The simple strategic answer is to point out that the march of digital technology will bring about major cost-savings in the production of television in the near future. These savings have already been seen in the peripheral aspects of TV production - captions, animations and so on - but as editing becomes more digitised, equipment costs will reduce rapidly.
But there is another answer. It is a little too easy for educational TV producers to claim they must make programmes with the highest production values - and costs - analogues of dramas, of documentaries. There are other programme formats, popular with viewers, that could be adapted for education at far lower cost. Look at the popularity of quiz and chat shows. I am always impressed with the simplicity of the format, and set, on a show like the David Letterman show. On a recent trip to the US I saw more than one US university campus TV station using such formats. So in Europe by using such formats we should be able to make some attractive but still educationally effective material - as long as educators dont demand David Letterman fees, that is! Well, I can dream...
It has to be said that making such "enhanced lecture" format TV programmes is likely to be much easier for "traditional" universities entering distance education than for some of the existing open universities, who either have alleged rigid theoretical justifications for not using television or are restricted by high production costs.
Im now going to move on to the criticisms of educational television that are more substantial. Both are enormous topics and so cant be resolved as easily as I dealt with the previous criticisms. But let us clear the air a bit.
Many educators say "educational television is a linear medium and therefore unsuitable for education". Lets start with the word "linear" and worry about the "therefore" later.
I think we all have to admit that educational television is linear - scene follows scene. But many other media that people enjoy and get benefit from are also linear. A detective novel is linear, one clue at a time - in fact it would spoil the value of a detective novel to read it in a non-linear way. So we cant regard linearity as such as being bad.
I think what people mean is that television is not only linear but inexorable. Like life. "Stop the world, I want to get off!" to use the famous phrase. Wouldnt it be nice! Well, unlike life, television can be recorded. And once it is recorded, it can be accessed non-linearly - you can go more or less directly to any scene. It is true that the current access tools on a video recorder are very crude; but the newer digital media such as CD-ROM and interactive cable allow much better search tools.
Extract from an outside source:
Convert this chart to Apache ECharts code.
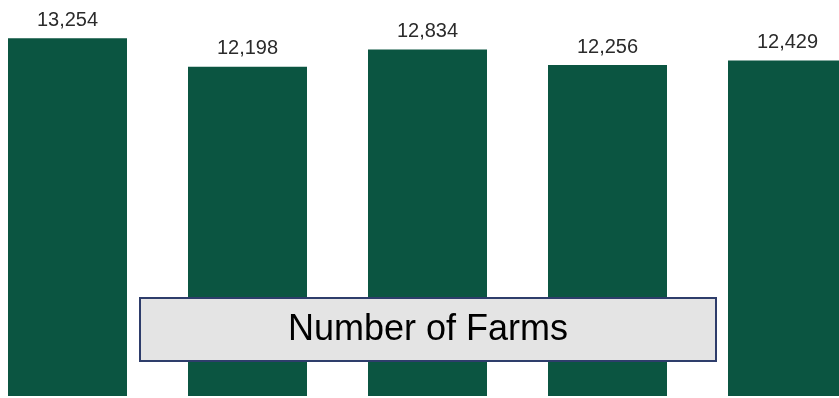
<!DOCTYPE html>
<html>
<head>
<meta charset="utf-8">
<style>
  html, body { margin: 0; padding: 0; background: #ffffff; }
  #chart { width: 839px; height: 398px; }
</style>
<script src="https://cdn.jsdelivr.net/npm/echarts@6/dist/echarts.min.js"></script>
</head>
<body>
<div id="chart"></div>
<script>
// Farm counts by period
const categories = ['A', 'B', 'C', 'D', 'E'];
const farmCounts = [13254, 12198, 12834, 12256, 12429];
const boxTitle = 'Number of Farms';

const chart = echarts.init(document.getElementById('chart'), null, { renderer: 'canvas' });

chart.setOption({
  animation: false,
  backgroundColor: '#ffffff',
  grid: { left: -22.5, width: 900, top: 18, bottom: 2, containLabel: false, outerBoundsMode: 'none' },
  xAxis: {
    type: 'category',
    data: categories,
    show: false
  },
  yAxis: {
    type: 'value',
    min: 0,
    max: 14000,
    show: false
  },
  series: [{
    type: 'bar',
    data: farmCounts,
    barWidth: 119,
    itemStyle: { color: '#0b5541' },
    label: {
      show: true,
      position: 'top',
      distance: 8,
      fontFamily: 'Liberation Sans, Arial, sans-serif',
      fontSize: 20,
      color: '#2b2b2b',
      formatter: p => p.value.toLocaleString('en-US')
    }
  }],
  // Caption box laid over the lower part of the bars
  graphic: [{
    type: 'group',
    left: 139,
    top: 297,
    z: 100,
    children: [{
      type: 'rect',
      z: 100,
      shape: { x: 0, y: 0, width: 576, height: 63 },
      style: { fill: '#e4e4e4', stroke: '#2e3d6b', lineWidth: 2 }
    }, {
      type: 'text',
      z: 101,
      x: 288,
      y: 32,
      style: {
        text: boxTitle,
        fill: '#000000',
        fontFamily: 'Liberation Sans, Arial, sans-serif',
        fontSize: 36,
        align: 'center',
        verticalAlign: 'middle'
      }
    }]
  }]
});
</script>
</body>
</html>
The BBC are currently doing work on searchable archives of some of their schools broadcasting material.
Now Im not a producer so I will be very diffident in my next recommendation. But to adapt the old phrase, "some of my best friends are producers"! Talking to my friends, it does seem obvious that the style of linear material we make will be different if it is later going to be accessed non-linearly. I can imagine educational programmes getting shorter, or programmes staying their current length but being made up of many rather more independent components. Such a modular approach is creeping into lots of disciplines. The downside of it is that education might be reduced to a series of sound bites.
The last alleged criticism is "educational television is not interactive and therefore unsuitable for education". By an interactive medium I mean one that accepts feedback from users and adapts its behaviour accordingly - in an interactive film the denoument could depend on what the audience votes for.
Ill accept the general point that educational television, even when recorded, is not interactive - not as programmes are currently made, anyway. (Ill talk about futures later.) So what about this "therefore"?
Well, the assumption is that interactivity is good. Of course interactivity is good. But not all the time. If I am studying some difficult topic, the last thing I want is for my instructor to keep interrupting, disturbing my concentration, and asking "Do you understand it yet?" Conversely there is nothing worse than giving a lecture and having lots of students constantly asking questions. There has to be a time and a place for interactivity.
So we can talk about the "granularity" of interactivity. Im a great believer in the educational process being interactive, but the feedback loop for interactivity can be shorter or longer depending on the task. There is not always a need for a particular television programme to be interactive. This is especially true for certain types of television programmes.
However, there are types of instruction where it is useful to have interactivity. This is often the case in seminars for post-graduate or other advanced students, such as engineers wishing to be updated. The techniques for adding interactivity to such programmes are by now quite well understood in Europe. Of course, they are often used in US educational television - some would say too often. The basic format is that of the phone-in programme, now a standard format in TV - and in radio. To the basic feedback channel of telephone you can add other feedback channels - such as facsimile or electronic mail. There even are specialised systems oriented to training in which feedback in a simple "Yes, No" format can be done from specialised keypads.
As hinted above, there are costs associated with interactivity. I know many distance educators dont like to think about costs - but somebody has to.
The Vice-Chancellor of the Open University, Sir John Daniel, has written extensively on the balance between "interactive" and "independent" activities in various distance education systems. His analysis was based on his experience in the 1970s and 1980s with most of the Canadian distance teaching systems. It was always clear to him that the costs of interactivity tended to increase in direct proportion to the number of students, whereas the costs of the independent activities often showed good economies of scale, increasing very little as student numbers rose.
So interactivity has its price. If the price is right and the educational aspects are right, use it. Otherwise, dont. Its neither economically justified nor pedagogically needed in a great deal of educational broadcasting.
I hope I have shown you that none of the alleged inhibitors to educational television are nearly as damaging as they are often said to be. Educational television has shown that it can adapt to new transmission systems and distribution methods, and to the challenge of new pedagogical paradigms. Provided it does so, Im sure that educational television will have a bright future within distance teaching systems.